At a lower level of processing, the limited range of fonts, mostly serving only western European languages, presents a practical barrier for text processing in non-European languages. For a language that uses the Latin alphabet, Vietnamese is undoubtedly one of the most complicated languages to write on a computer. This is because of the extensive use of diacritics. Vietnamese uses diacritics both to designate special consonants and vowels, but also to designate tone. For some characters there will therefore be two diacritics. These diacritics must be placed in a special configuration with respect to each other, but there is not only one possible configuration for each combination. For example, the tonal diacritic may in some cases be placed either to the right or the left of another diacritic.

Although it is not possible to present one single standard for how Vietnamese is to be written, it is essential that the diacritics are represented in an accurate fashion. Since each Vietnamese syllable is normally written as a separate orthographical word regardless of whether it is morphologically a single word or not, an enormous amount of homophony would result if the diacritics were left out. For a native speaker, the text may still be comprehensible since the appropriate word may be interpreted in by the context it occurs in. For a language learner, however, it is essential to learn the correct vowel or consonant and the correct tone. However, fonts for non-European languages still present a serious problem on the web.
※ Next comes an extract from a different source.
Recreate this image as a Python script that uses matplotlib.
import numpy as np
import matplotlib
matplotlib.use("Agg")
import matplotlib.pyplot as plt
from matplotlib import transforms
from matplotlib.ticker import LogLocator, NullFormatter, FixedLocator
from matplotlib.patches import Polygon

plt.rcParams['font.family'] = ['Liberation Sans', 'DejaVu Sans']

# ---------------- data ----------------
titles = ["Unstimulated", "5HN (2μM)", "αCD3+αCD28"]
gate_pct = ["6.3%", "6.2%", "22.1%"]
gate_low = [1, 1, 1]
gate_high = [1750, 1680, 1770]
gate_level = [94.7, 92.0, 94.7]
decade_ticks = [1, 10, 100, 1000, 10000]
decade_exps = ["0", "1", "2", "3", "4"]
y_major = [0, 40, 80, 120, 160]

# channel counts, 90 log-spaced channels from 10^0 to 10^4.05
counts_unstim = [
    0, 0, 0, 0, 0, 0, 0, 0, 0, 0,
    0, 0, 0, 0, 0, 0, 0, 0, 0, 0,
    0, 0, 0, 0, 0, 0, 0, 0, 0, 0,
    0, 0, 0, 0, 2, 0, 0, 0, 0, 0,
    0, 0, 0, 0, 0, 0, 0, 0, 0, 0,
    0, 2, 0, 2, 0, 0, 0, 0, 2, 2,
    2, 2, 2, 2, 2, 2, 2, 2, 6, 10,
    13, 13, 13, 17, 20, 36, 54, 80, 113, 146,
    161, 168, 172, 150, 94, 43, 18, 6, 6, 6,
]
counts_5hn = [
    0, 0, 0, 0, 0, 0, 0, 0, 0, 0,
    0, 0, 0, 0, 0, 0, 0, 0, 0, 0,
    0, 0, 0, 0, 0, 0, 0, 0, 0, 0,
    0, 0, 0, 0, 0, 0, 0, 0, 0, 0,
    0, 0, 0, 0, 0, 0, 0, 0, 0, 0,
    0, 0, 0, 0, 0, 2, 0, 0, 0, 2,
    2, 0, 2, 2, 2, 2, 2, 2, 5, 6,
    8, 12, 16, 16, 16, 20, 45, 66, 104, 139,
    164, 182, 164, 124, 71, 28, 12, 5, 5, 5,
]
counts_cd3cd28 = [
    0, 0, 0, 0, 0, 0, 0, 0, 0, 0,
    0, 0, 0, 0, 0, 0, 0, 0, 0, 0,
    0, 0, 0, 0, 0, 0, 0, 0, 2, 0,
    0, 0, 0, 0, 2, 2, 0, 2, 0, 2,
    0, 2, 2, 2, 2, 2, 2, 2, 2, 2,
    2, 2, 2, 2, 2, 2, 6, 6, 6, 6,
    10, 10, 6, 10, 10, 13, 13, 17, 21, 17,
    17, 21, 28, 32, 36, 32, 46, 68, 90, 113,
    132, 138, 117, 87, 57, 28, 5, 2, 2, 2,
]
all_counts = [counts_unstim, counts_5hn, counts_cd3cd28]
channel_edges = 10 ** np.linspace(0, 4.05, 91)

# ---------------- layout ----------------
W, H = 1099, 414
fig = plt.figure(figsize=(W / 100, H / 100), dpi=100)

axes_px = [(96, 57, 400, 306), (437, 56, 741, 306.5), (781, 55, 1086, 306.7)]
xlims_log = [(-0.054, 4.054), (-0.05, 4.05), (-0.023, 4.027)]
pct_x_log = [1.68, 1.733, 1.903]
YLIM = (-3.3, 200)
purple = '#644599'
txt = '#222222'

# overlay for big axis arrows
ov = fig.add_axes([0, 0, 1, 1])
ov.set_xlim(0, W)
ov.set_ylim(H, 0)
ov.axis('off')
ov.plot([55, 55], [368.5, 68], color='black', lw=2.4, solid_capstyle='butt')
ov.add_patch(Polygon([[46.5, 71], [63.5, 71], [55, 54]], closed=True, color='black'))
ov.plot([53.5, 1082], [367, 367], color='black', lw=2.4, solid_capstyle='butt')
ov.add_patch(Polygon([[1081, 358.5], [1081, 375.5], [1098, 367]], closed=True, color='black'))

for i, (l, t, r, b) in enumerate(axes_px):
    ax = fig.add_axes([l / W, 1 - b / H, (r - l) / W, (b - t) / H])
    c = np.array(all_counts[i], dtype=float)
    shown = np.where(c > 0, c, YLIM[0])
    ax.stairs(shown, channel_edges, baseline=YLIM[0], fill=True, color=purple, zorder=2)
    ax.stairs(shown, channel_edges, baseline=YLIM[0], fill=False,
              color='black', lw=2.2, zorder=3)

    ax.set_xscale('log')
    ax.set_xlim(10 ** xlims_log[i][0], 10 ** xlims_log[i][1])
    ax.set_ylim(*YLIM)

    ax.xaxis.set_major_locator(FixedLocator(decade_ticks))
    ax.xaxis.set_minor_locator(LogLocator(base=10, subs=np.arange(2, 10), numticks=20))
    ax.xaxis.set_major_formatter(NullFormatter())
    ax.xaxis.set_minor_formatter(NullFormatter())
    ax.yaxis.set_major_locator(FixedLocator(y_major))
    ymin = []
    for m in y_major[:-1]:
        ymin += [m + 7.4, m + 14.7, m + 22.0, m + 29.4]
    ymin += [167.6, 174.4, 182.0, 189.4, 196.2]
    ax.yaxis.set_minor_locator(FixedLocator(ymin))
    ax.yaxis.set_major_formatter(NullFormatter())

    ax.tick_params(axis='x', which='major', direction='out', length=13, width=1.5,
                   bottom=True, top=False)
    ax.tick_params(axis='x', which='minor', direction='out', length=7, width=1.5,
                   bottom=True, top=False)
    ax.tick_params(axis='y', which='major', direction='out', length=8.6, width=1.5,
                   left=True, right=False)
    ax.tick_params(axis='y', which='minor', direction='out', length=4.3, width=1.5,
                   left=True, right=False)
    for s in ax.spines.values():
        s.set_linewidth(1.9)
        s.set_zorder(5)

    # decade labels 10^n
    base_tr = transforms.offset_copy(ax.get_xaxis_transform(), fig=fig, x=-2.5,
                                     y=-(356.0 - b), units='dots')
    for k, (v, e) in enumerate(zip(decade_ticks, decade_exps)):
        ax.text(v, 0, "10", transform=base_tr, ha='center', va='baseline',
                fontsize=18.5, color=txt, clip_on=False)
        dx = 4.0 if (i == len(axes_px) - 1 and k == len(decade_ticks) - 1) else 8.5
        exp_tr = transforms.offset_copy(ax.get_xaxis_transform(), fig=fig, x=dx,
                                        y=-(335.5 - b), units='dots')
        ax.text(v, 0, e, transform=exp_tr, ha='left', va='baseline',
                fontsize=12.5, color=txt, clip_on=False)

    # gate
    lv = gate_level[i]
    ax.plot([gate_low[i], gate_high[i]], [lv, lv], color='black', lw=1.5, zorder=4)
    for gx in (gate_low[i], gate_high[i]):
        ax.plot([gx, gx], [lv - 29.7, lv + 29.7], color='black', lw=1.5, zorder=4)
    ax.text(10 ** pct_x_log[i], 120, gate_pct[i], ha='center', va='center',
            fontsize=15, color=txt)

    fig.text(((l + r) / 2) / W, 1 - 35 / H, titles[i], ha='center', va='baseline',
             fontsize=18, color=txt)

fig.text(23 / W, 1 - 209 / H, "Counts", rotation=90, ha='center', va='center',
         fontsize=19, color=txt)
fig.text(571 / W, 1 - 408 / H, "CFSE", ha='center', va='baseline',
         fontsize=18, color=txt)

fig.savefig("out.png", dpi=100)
Web services for Vietnamese do not at present succeed in presenting the language legibly (for an example, check out http://catalogla.bnf.fr:8090/html/i-frames.htm, under index you choose sujet and under Entrer les critères, you write viêtnamien; the result does not look good).

Open and distance learning materials

The study of non-European languages is in need of good teaching materials. Due to a number of factors, a focus on materials for open and distance learning is desirable. The most prominent factor is perhaps that the field of non-European consists of many specialist niches, such that both students and teachers are relatively scarce and scattered across Europe. A new distance learning course in Norwegian as a second language started in January 1999 at the University of Bergen (http://studier.uib.no/prisme/index.nsf). In the context of this course, an introductory textbook on Vietnamese has been written (Rosén in press). While the book is a regular printed volume, it is meant to be used in conjunction with TV programmes and teacher-student interaction via the Internet.

References

Hurskainen, Arvi, 1998, Maximizing the (re)usability of language data,http://www.hd.uib.no/AcoHum/nel/paper-hurskainen.html.

Rosén, Victoria, 1997, Topics and Empty Pronouns in Vietnamese, doctoral dissertation, University of Bergen.